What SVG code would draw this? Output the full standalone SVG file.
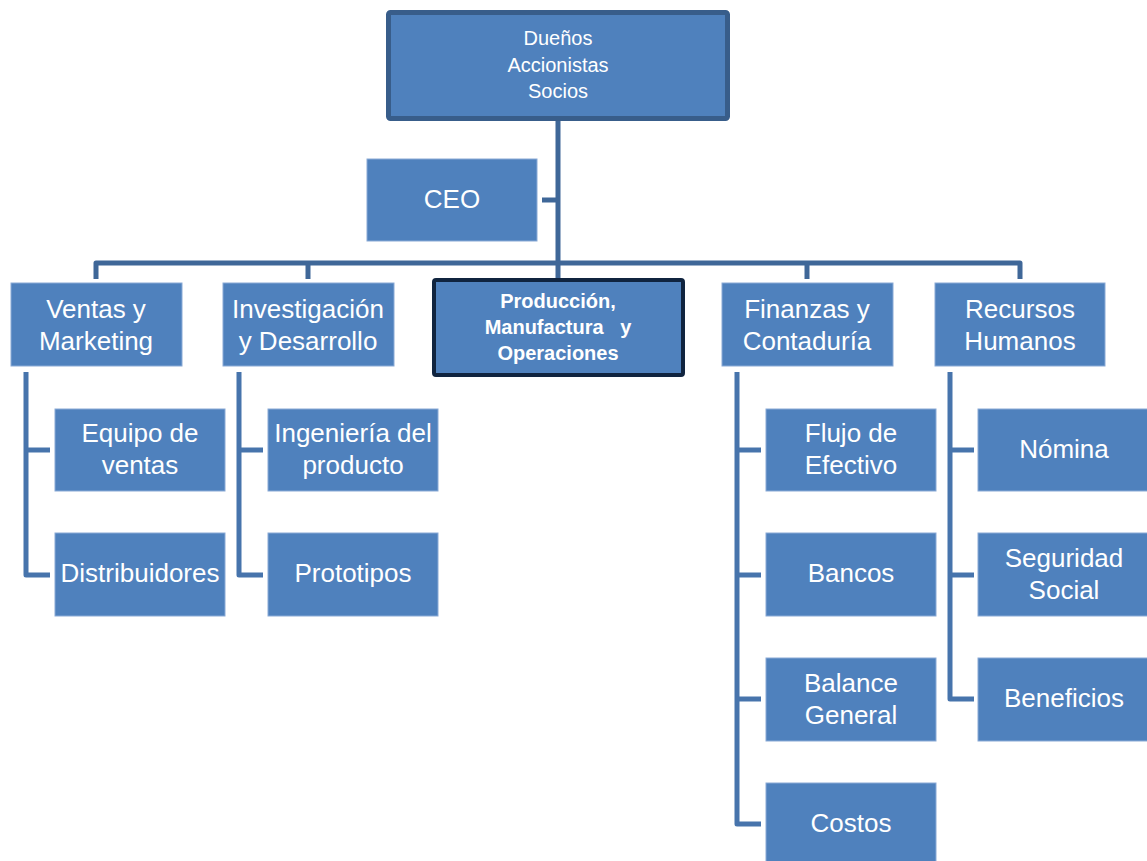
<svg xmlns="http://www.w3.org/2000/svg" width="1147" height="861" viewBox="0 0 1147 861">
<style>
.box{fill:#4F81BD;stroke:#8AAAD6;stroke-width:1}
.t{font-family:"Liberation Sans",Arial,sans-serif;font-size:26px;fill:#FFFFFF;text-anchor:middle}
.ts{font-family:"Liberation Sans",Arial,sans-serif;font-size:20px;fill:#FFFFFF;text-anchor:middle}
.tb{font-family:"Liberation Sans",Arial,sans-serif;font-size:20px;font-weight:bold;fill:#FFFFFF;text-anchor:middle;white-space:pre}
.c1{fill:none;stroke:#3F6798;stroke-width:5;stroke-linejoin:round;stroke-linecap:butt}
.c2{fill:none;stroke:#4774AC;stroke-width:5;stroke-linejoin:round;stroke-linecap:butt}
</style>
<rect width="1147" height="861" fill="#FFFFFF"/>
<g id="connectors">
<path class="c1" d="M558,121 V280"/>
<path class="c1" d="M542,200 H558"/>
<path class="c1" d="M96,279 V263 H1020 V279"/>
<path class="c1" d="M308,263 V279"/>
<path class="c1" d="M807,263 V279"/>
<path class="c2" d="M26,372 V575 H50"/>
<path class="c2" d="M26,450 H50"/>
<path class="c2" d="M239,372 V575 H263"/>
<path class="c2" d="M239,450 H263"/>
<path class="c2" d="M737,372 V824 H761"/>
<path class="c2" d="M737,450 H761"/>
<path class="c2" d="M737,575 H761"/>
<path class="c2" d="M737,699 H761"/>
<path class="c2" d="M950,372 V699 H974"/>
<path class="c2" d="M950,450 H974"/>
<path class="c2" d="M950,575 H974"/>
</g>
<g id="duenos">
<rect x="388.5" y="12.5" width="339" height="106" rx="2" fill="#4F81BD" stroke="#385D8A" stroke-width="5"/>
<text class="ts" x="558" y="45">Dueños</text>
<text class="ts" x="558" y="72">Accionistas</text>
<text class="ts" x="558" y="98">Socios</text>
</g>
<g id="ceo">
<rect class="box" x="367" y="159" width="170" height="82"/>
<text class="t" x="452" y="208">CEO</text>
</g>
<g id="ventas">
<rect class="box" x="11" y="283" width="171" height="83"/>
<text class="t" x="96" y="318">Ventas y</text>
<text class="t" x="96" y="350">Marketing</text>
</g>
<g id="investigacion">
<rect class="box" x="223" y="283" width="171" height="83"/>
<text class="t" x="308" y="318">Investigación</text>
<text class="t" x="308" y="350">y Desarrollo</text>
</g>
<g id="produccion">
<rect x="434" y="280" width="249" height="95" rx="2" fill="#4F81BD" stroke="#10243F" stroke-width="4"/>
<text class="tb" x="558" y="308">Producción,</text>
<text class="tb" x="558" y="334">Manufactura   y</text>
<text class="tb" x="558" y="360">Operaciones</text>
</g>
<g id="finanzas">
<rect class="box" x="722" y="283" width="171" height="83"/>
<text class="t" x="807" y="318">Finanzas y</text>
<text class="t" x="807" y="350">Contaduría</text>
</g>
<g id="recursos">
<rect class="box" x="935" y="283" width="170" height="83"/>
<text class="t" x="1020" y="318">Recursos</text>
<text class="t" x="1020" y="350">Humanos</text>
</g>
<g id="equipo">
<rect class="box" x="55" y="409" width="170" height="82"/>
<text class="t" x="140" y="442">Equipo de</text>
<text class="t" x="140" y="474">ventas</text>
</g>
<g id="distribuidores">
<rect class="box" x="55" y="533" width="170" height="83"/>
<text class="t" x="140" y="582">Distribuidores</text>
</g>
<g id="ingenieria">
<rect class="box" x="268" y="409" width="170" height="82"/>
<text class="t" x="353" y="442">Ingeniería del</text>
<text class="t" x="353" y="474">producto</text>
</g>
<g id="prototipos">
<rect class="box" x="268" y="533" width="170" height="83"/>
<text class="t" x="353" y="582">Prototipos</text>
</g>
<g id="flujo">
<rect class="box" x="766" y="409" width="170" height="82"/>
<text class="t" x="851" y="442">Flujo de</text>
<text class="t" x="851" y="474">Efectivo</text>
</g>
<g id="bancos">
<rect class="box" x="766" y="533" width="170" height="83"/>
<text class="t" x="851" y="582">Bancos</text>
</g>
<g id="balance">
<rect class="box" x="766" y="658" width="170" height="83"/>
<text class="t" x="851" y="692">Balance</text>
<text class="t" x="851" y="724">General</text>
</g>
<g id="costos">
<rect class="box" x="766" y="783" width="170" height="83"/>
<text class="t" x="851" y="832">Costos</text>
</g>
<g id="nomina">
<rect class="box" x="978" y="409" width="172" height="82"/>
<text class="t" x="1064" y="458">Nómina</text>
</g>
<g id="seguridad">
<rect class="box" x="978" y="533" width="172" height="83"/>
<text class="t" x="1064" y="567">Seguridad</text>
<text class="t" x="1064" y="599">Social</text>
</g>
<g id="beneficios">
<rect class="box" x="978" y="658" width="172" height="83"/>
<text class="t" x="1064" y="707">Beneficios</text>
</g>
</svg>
== == ==
**What you will do:** Quote the data above in full and without alteration; skip the pictures.

**Written solution:**
What SVG code would draw this? Output the full standalone SVG file.
<svg xmlns="http://www.w3.org/2000/svg" width="1147" height="861" viewBox="0 0 1147 861">
<style>
.box{fill:#4F81BD;stroke:#8AAAD6;stroke-width:1}
.t{font-family:"Liberation Sans",Arial,sans-serif;font-size:26px;fill:#FFFFFF;text-anchor:middle}
.ts{font-family:"Liberation Sans",Arial,sans-serif;font-size:20px;fill:#FFFFFF;text-anchor:middle}
.tb{font-family:"Liberation Sans",Arial,sans-serif;font-size:20px;font-weight:bold;fill:#FFFFFF;text-anchor:middle;white-space:pre}
.c1{fill:none;stroke:#3F6798;stroke-width:5;stroke-linejoin:round;stroke-linecap:butt}
.c2{fill:none;stroke:#4774AC;stroke-width:5;stroke-linejoin:round;stroke-linecap:butt}
</style>
<rect width="1147" height="861" fill="#FFFFFF"/>
<g id="connectors">
<path class="c1" d="M558,121 V280"/>
<path class="c1" d="M542,200 H558"/>
<path class="c1" d="M96,279 V263 H1020 V279"/>
<path class="c1" d="M308,263 V279"/>
<path class="c1" d="M807,263 V279"/>
<path class="c2" d="M26,372 V575 H50"/>
<path class="c2" d="M26,450 H50"/>
<path class="c2" d="M239,372 V575 H263"/>
<path class="c2" d="M239,450 H263"/>
<path class="c2" d="M737,372 V824 H761"/>
<path class="c2" d="M737,450 H761"/>
<path class="c2" d="M737,575 H761"/>
<path class="c2" d="M737,699 H761"/>
<path class="c2" d="M950,372 V699 H974"/>
<path class="c2" d="M950,450 H974"/>
<path class="c2" d="M950,575 H974"/>
</g>
<g id="duenos">
<rect x="388.5" y="12.5" width="339" height="106" rx="2" fill="#4F81BD" stroke="#385D8A" stroke-width="5"/>
<text class="ts" x="558" y="45">Dueños</text>
<text class="ts" x="558" y="72">Accionistas</text>
<text class="ts" x="558" y="98">Socios</text>
</g>
<g id="ceo">
<rect class="box" x="367" y="159" width="170" height="82"/>
<text class="t" x="452" y="208">CEO</text>
</g>
<g id="ventas">
<rect class="box" x="11" y="283" width="171" height="83"/>
<text class="t" x="96" y="318">Ventas y</text>
<text class="t" x="96" y="350">Marketing</text>
</g>
<g id="investigacion">
<rect class="box" x="223" y="283" width="171" height="83"/>
<text class="t" x="308" y="318">Investigación</text>
<text class="t" x="308" y="350">y Desarrollo</text>
</g>
<g id="produccion">
<rect x="434" y="280" width="249" height="95" rx="2" fill="#4F81BD" stroke="#10243F" stroke-width="4"/>
<text class="tb" x="558" y="308">Producción,</text>
<text class="tb" x="558" y="334">Manufactura   y</text>
<text class="tb" x="558" y="360">Operaciones</text>
</g>
<g id="finanzas">
<rect class="box" x="722" y="283" width="171" height="83"/>
<text class="t" x="807" y="318">Finanzas y</text>
<text class="t" x="807" y="350">Contaduría</text>
</g>
<g id="recursos">
<rect class="box" x="935" y="283" width="170" height="83"/>
<text class="t" x="1020" y="318">Recursos</text>
<text class="t" x="1020" y="350">Humanos</text>
</g>
<g id="equipo">
<rect class="box" x="55" y="409" width="170" height="82"/>
<text class="t" x="140" y="442">Equipo de</text>
<text class="t" x="140" y="474">ventas</text>
</g>
<g id="distribuidores">
<rect class="box" x="55" y="533" width="170" height="83"/>
<text class="t" x="140" y="582">Distribuidores</text>
</g>
<g id="ingenieria">
<rect class="box" x="268" y="409" width="170" height="82"/>
<text class="t" x="353" y="442">Ingeniería del</text>
<text class="t" x="353" y="474">producto</text>
</g>
<g id="prototipos">
<rect class="box" x="268" y="533" width="170" height="83"/>
<text class="t" x="353" y="582">Prototipos</text>
</g>
<g id="flujo">
<rect class="box" x="766" y="409" width="170" height="82"/>
<text class="t" x="851" y="442">Flujo de</text>
<text class="t" x="851" y="474">Efectivo</text>
</g>
<g id="bancos">
<rect class="box" x="766" y="533" width="170" height="83"/>
<text class="t" x="851" y="582">Bancos</text>
</g>
<g id="balance">
<rect class="box" x="766" y="658" width="170" height="83"/>
<text class="t" x="851" y="692">Balance</text>
<text class="t" x="851" y="724">General</text>
</g>
<g id="costos">
<rect class="box" x="766" y="783" width="170" height="83"/>
<text class="t" x="851" y="832">Costos</text>
</g>
<g id="nomina">
<rect class="box" x="978" y="409" width="172" height="82"/>
<text class="t" x="1064" y="458">Nómina</text>
</g>
<g id="seguridad">
<rect class="box" x="978" y="533" width="172" height="83"/>
<text class="t" x="1064" y="567">Seguridad</text>
<text class="t" x="1064" y="599">Social</text>
</g>
<g id="beneficios">
<rect class="box" x="978" y="658" width="172" height="83"/>
<text class="t" x="1064" y="707">Beneficios</text>
</g>
</svg>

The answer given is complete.